> _Data extract_
-- begin --
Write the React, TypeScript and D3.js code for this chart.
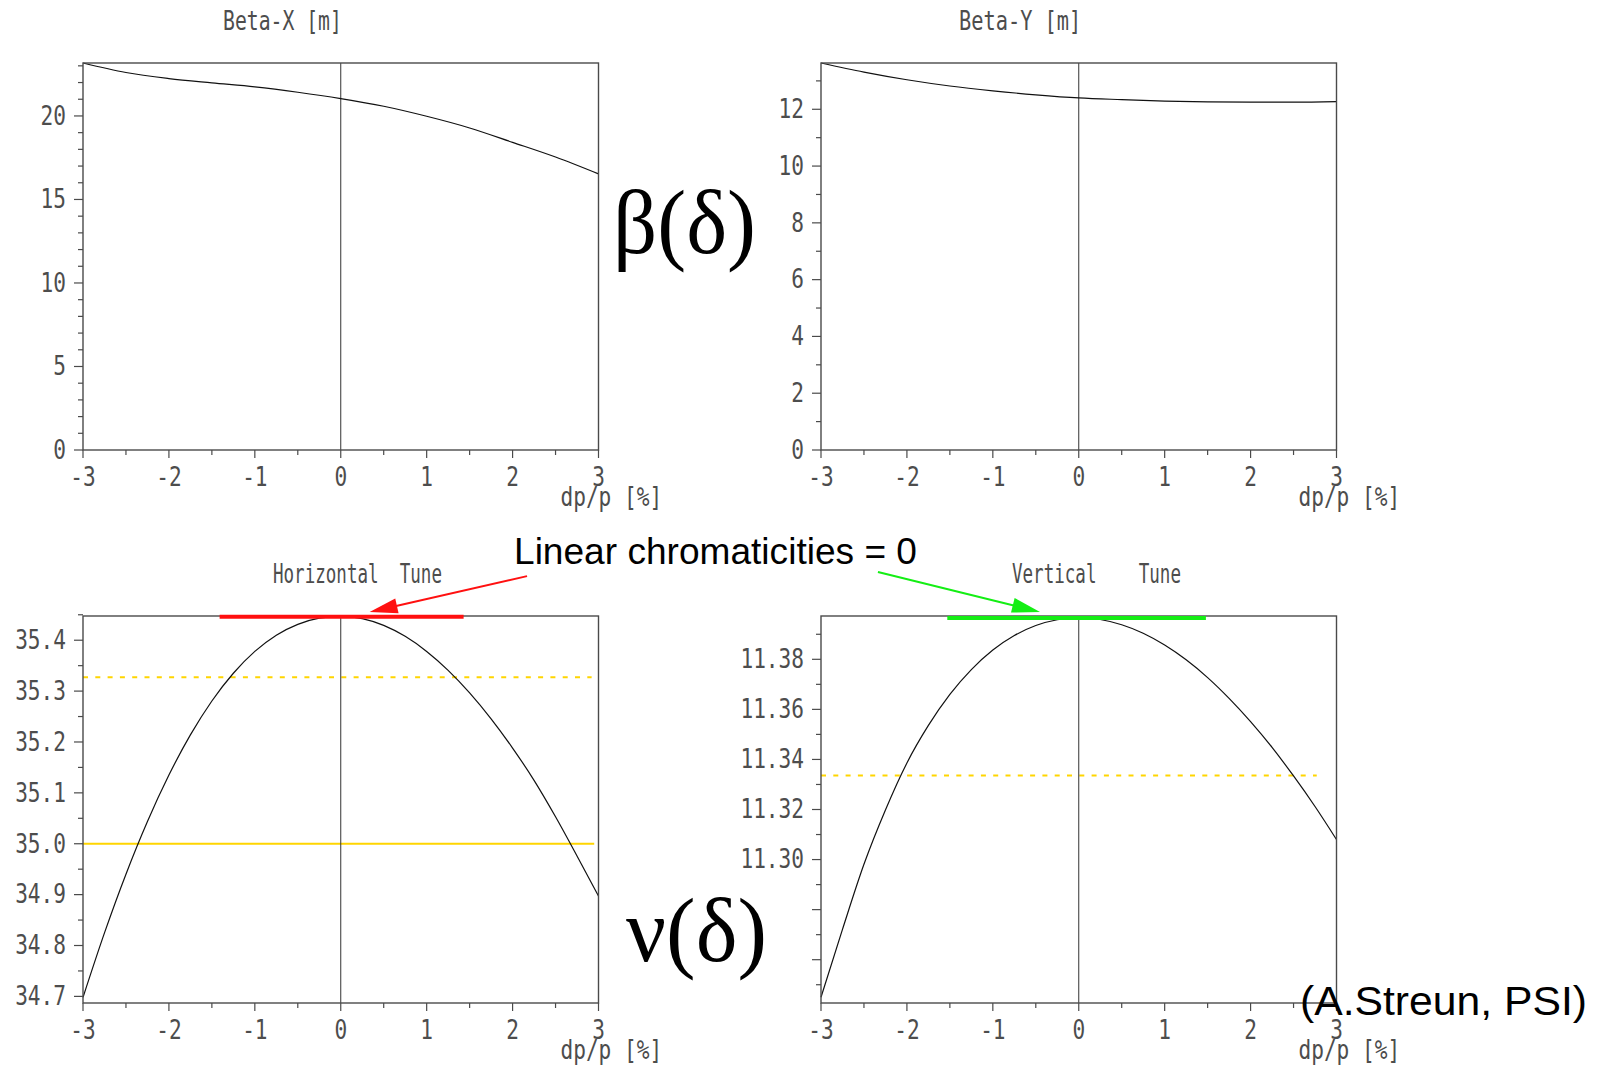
import React from 'react';
import * as d3 from 'd3';

// ---------- data ----------
const delta05 = [-3, -2.5, -2, -1.5, -1, -0.5, 0, 0.5, 1, 1.5, 2, 2.5, 3];
const betaX = [23.17, 22.6, 22.24, 21.98, 21.74, 21.42, 21.04, 20.58, 19.98, 19.28, 18.42, 17.54, 16.53];
const betaY = [13.63, 13.31, 13.04, 12.82, 12.65, 12.51, 12.4, 12.34, 12.29, 12.26, 12.25, 12.25, 12.27];

const delta025 = [-3, -2.75, -2.5, -2.25, -2, -1.75, -1.5, -1.25, -1, -0.75, -0.5, -0.25, 0,
  0.25, 0.5, 0.75, 1, 1.25, 1.5, 1.75, 2, 2.25, 2.5, 2.75, 3];
const tuneX = [34.698, 34.8248, 34.9402, 35.0437, 35.135, 35.2139, 35.2806, 35.3351, 35.378, 35.4098, 35.4312, 35.4433, 35.447,
  35.4425, 35.4292, 35.4076, 35.378, 35.3408, 35.2965, 35.2455, 35.188, 35.1246, 35.053, 34.976, 34.897];
const tuneY = [11.245, 11.2721, 11.2981, 11.3198, 11.3386, 11.3536, 11.366, 11.3759, 11.3837, 11.3895, 11.3935, 11.3958, 11.3966,
  11.3959, 11.3938, 11.3904, 11.3857, 11.3798, 11.3727, 11.3644, 11.3551, 11.3448, 11.3334, 11.3212, 11.308];

const dpMajor = [-3, -2, -1, 0, 1, 2, 3];
const dpMinor = [-2.5, -1.5, -0.5, 0.5, 1.5, 2.5];

const betaXMajor = [0, 5, 10, 15, 20];
const betaXMinor = [1, 2, 3, 4, 6, 7, 8, 9, 11, 12, 13, 14, 16, 17, 18, 19, 21, 22, 23];
const betaYMajor = [0, 2, 4, 6, 8, 10, 12];
const betaYMinor = [1, 3, 5, 7, 9, 11, 13];
const tuneXMajor = [34.7, 34.8, 34.9, 35.0, 35.1, 35.2, 35.3, 35.4];
const tuneXMinor = [34.75, 34.85, 34.95, 35.05, 35.15, 35.25, 35.35, 35.45];
const tuneYMajor = [11.26, 11.28, 11.3, 11.32, 11.34, 11.36, 11.38];
const tuneYLabeled = [11.3, 11.32, 11.34, 11.36, 11.38];
const tuneYMinor = [11.25, 11.27, 11.29, 11.31, 11.33, 11.35, 11.37, 11.39];

const domBetaX: [number, number] = [0, 23.17];
const domBetaY: [number, number] = [0, 13.63];
const domTuneX: [number, number] = [34.687, 35.4476];
const domTuneY: [number, number] = [11.2427, 11.3973];

// resonance lines [value, from, to]
const tuneXInteger = [35.0, -3, 2.95];
const tuneXThird = [35.327, -3, 2.92];
const tuneYThird = [11.3336, -3, 2.77];
// linear chromaticity bars [value, from, to]
const chromaX = [35.446, -1.41, 1.43];
const chromaY = [11.3965, -1.53, 1.48];
// annotation arrows in panel data coords [fromDelta, fromValue, toDelta, toValue]
const arrowX = [2.168, 35.526, 0.336, 35.4553];
const arrowY = [-2.337, 11.4149, -0.451, 11.3989];

// ---------- drawing ----------
const AX_FONT = "'DejaVu Sans Mono', 'Liberation Mono', monospace";
const AX_FILL = '#4d4d4d';

function AxText(props: { x: number; y: number; anchor?: string; children: React.ReactNode; len?: number }) {
  const { x, y, anchor = 'middle', children, len } = props;
  return (
    <text
      transform={`translate(${x},${y}) scale(0.88,1.08)`}
      textAnchor={anchor}
      dominantBaseline="central"
      fontFamily={AX_FONT}
      fontSize={24}
      fill={AX_FILL}
      style={{ whiteSpace: 'pre' }}
      textLength={len}
      lengthAdjust={len ? 'spacingAndGlyphs' : undefined}
    >
      {children}
    </text>
  );
}

type Sc = d3.ScaleLinear<number, number>;

function Panel(props: {
  left: number; right: number; top: number; bottom: number;
  yDomain: [number, number];
  yMajor: number[]; yLabeled: number[]; yMinor: number[]; yFmt: (v: number) => string;
  xs: number[]; ys: number[];
  title: string; titleX: number; titleLen: number; titleY: number;
  under?: (x: Sc, y: Sc) => React.ReactNode;
  over?: (x: Sc, y: Sc) => React.ReactNode;
}) {
  const { left, right, top, bottom } = props;
  const x = d3.scaleLinear().domain([-3, 3]).range([left, right]);
  const y = d3.scaleLinear().domain(props.yDomain).range([bottom, top]);
  const pts = props.xs.map((d, i) => [d, props.ys[i]] as [number, number]);
  const line = d3.line<[number, number]>().x(d => x(d[0])).y(d => y(d[1])).curve(d3.curveMonotoneX);
  const axisCol = '#4a4a4a';
  return (
    <g>
      <AxText x={props.titleX} y={props.titleY} anchor="start" len={props.titleLen}>{props.title}</AxText>
      {props.under && props.under(x, y)}
      <line x1={x(0)} x2={x(0)} y1={top} y2={bottom} stroke="#333" strokeWidth={1} />
      <path d={line(pts) || ''} fill="none" stroke="#111" strokeWidth={1.2} />
      <rect x={left} y={top} width={right - left} height={bottom - top} fill="none" stroke={axisCol} strokeWidth={1.4} />
      {props.yMajor.map(v => (
        <line key={'ym' + v} x1={left - 9} x2={left} y1={y(v)} y2={y(v)} stroke={axisCol} strokeWidth={1.2} />
      ))}
      {props.yMinor.map(v => (
        <line key={'yn' + v} x1={left - 5} x2={left} y1={y(v)} y2={y(v)} stroke={axisCol} strokeWidth={1.2} />
      ))}
      {props.yLabeled.map(v => (
        <AxText key={'yl' + v} x={left - 17} y={y(v)} anchor="end">{props.yFmt(v)}</AxText>
      ))}
      {dpMajor.map(v => (
        <line key={'xm' + v} x1={x(v)} x2={x(v)} y1={bottom} y2={bottom + 8} stroke={axisCol} strokeWidth={1.2} />
      ))}
      {dpMinor.map(v => (
        <line key={'xn' + v} x1={x(v)} x2={x(v)} y1={bottom} y2={bottom + 5} stroke={axisCol} strokeWidth={1.2} />
      ))}
      {dpMajor.map(v => (
        <AxText key={'xl' + v} x={x(v)} y={bottom + 27}>{String(v)}</AxText>
      ))}
      <AxText x={right - 38} y={bottom + 47} anchor="start">{'dp/p [%]'}</AxText>
      {props.over && props.over(x, y)}
    </g>
  );
}

function Arrow(props: { x1: number; y1: number; x2: number; y2: number; color: string }) {
  const { x1, y1, x2, y2, color } = props;
  const dx = x2 - x1, dy = y2 - y1;
  const L = Math.hypot(dx, dy);
  const ux = dx / L, uy = dy / L;
  const hl = 28, hw = 7.5;
  const bx = x2 - ux * hl, by = y2 - uy * hl;
  const p1 = [bx - uy * hw, by + ux * hw];
  const p2 = [bx + uy * hw, by - ux * hw];
  return (
    <g>
      <line x1={x1} y1={y1} x2={bx + ux * 2} y2={by + uy * 2} stroke={color} strokeWidth={2} />
      <polygon points={`${x2},${y2} ${p1[0]},${p1[1]} ${p2[0]},${p2[1]}`} fill={color} />
    </g>
  );
}

const YELLOW = '#ffd500';
const RED = '#ff1010';
const GREEN = '#14ee14';

export default function App() {
  const L1 = 83, R1 = 598.5, L2 = 821, R2 = 1336.5;
  const T1 = 63, B1 = 450, T2 = 616, B2 = 1003;
  return (
    <svg width={1603} height={1065} style={{ position: 'absolute', left: 0, top: 0, background: '#fff' }}>
      <rect x={0} y={0} width={1603} height={1065} fill="#fff" />
      <Panel left={L1} right={R1} top={T1} bottom={B1} yDomain={domBetaX}
        yMajor={betaXMajor} yLabeled={betaXMajor} yMinor={betaXMinor} yFmt={v => String(v)}
        xs={delta05} ys={betaX} title="Beta-X [m]" titleX={223} titleLen={135} titleY={21} />
      <Panel left={L2} right={R2} top={T1} bottom={B1} yDomain={domBetaY}
        yMajor={betaYMajor} yLabeled={betaYMajor} yMinor={betaYMinor} yFmt={v => String(v)}
        xs={delta05} ys={betaY} title="Beta-Y [m]" titleX={959} titleLen={139} titleY={21} />
      <Panel left={L1} right={R1} top={T2} bottom={B2} yDomain={domTuneX}
        yMajor={tuneXMajor} yLabeled={tuneXMajor} yMinor={tuneXMinor} yFmt={d3.format('.1f')}
        xs={delta025} ys={tuneX} title="Horizontal  Tune" titleX={273} titleLen={192} titleY={574}
        under={(x, y) => (
          <g>
            <line x1={x(tuneXInteger[1])} x2={x(tuneXInteger[2])} y1={y(tuneXInteger[0])} y2={y(tuneXInteger[0])} stroke={YELLOW} strokeWidth={2} />
            <line x1={x(tuneXThird[1])} x2={x(tuneXThird[2])} y1={y(tuneXThird[0])} y2={y(tuneXThird[0])} stroke={YELLOW} strokeWidth={2} strokeDasharray="5 7.3" />
          </g>
        )}
        over={(x, y) => (
          <g>
            <line x1={x(chromaX[1])} x2={x(chromaX[2])} y1={y(chromaX[0])} y2={y(chromaX[0])} stroke={RED} strokeWidth={4} />
            <Arrow x1={x(arrowX[0])} y1={y(arrowX[1])} x2={x(arrowX[2])} y2={y(arrowX[3])} color={RED} />
          </g>
        )} />
      <Panel left={L2} right={R2} top={T2} bottom={B2} yDomain={domTuneY}
        yMajor={tuneYMajor} yLabeled={tuneYLabeled} yMinor={tuneYMinor} yFmt={d3.format('.2f')}
        xs={delta025} ys={tuneY} title="Vertical    Tune" titleX={1012} titleLen={192} titleY={574}
        under={(x, y) => (
          <line x1={x(tuneYThird[1])} x2={x(tuneYThird[2])} y1={y(tuneYThird[0])} y2={y(tuneYThird[0])} stroke={YELLOW} strokeWidth={2} strokeDasharray="5 7.3" />
        )}
        over={(x, y) => (
          <g>
            <line x1={x(chromaY[1])} x2={x(chromaY[2])} y1={y(chromaY[0])} y2={y(chromaY[0])} stroke={GREEN} strokeWidth={4} />
            <Arrow x1={x(arrowY[0])} y1={y(arrowY[1])} x2={x(arrowY[2])} y2={y(arrowY[3])} color={GREEN} />
          </g>
        )} />
      <text x={613} y={253} fontFamily="'Liberation Serif', 'DejaVu Serif', serif" fontSize={90} fill="#000"
        textLength={143} lengthAdjust="spacingAndGlyphs">β(δ)</text>
      <text x={626} y={961} fontFamily="'Liberation Serif', 'DejaVu Serif', serif" fontSize={90} fill="#000"
        textLength={141} lengthAdjust="spacingAndGlyphs">ν(δ)</text>
      <text x={514} y={564} fontFamily="'Liberation Sans', Arial, sans-serif" fontSize={37} fill="#000"
        textLength={403} lengthAdjust="spacingAndGlyphs">Linear chromaticities = 0</text>
      <text x={1300} y={1015} fontFamily="'Liberation Sans', Arial, sans-serif" fontSize={41} fill="#000"
        textLength={287} lengthAdjust="spacingAndGlyphs">(A.Streun, PSI)</text>
    </svg>
  );
}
-- end --
> _Aim_
Write out the lines from the start of the material to the line with "12.25, 12.25, 12.27];", inclusive and exactly. Skip the pictures.

> _Response to the exercise_
Write the React, TypeScript and D3.js code for this chart.
import React from 'react';
import * as d3 from 'd3';

// ---------- data ----------
const delta05 = [-3, -2.5, -2, -1.5, -1, -0.5, 0, 0.5, 1, 1.5, 2, 2.5, 3];
const betaX = [23.17, 22.6, 22.24, 21.98, 21.74, 21.42, 21.04, 20.58, 19.98, 19.28, 18.42, 17.54, 16.53];
const betaY = [13.63, 13.31, 13.04, 12.82, 12.65, 12.51, 12.4, 12.34, 12.29, 12.26, 12.25, 12.25, 12.27];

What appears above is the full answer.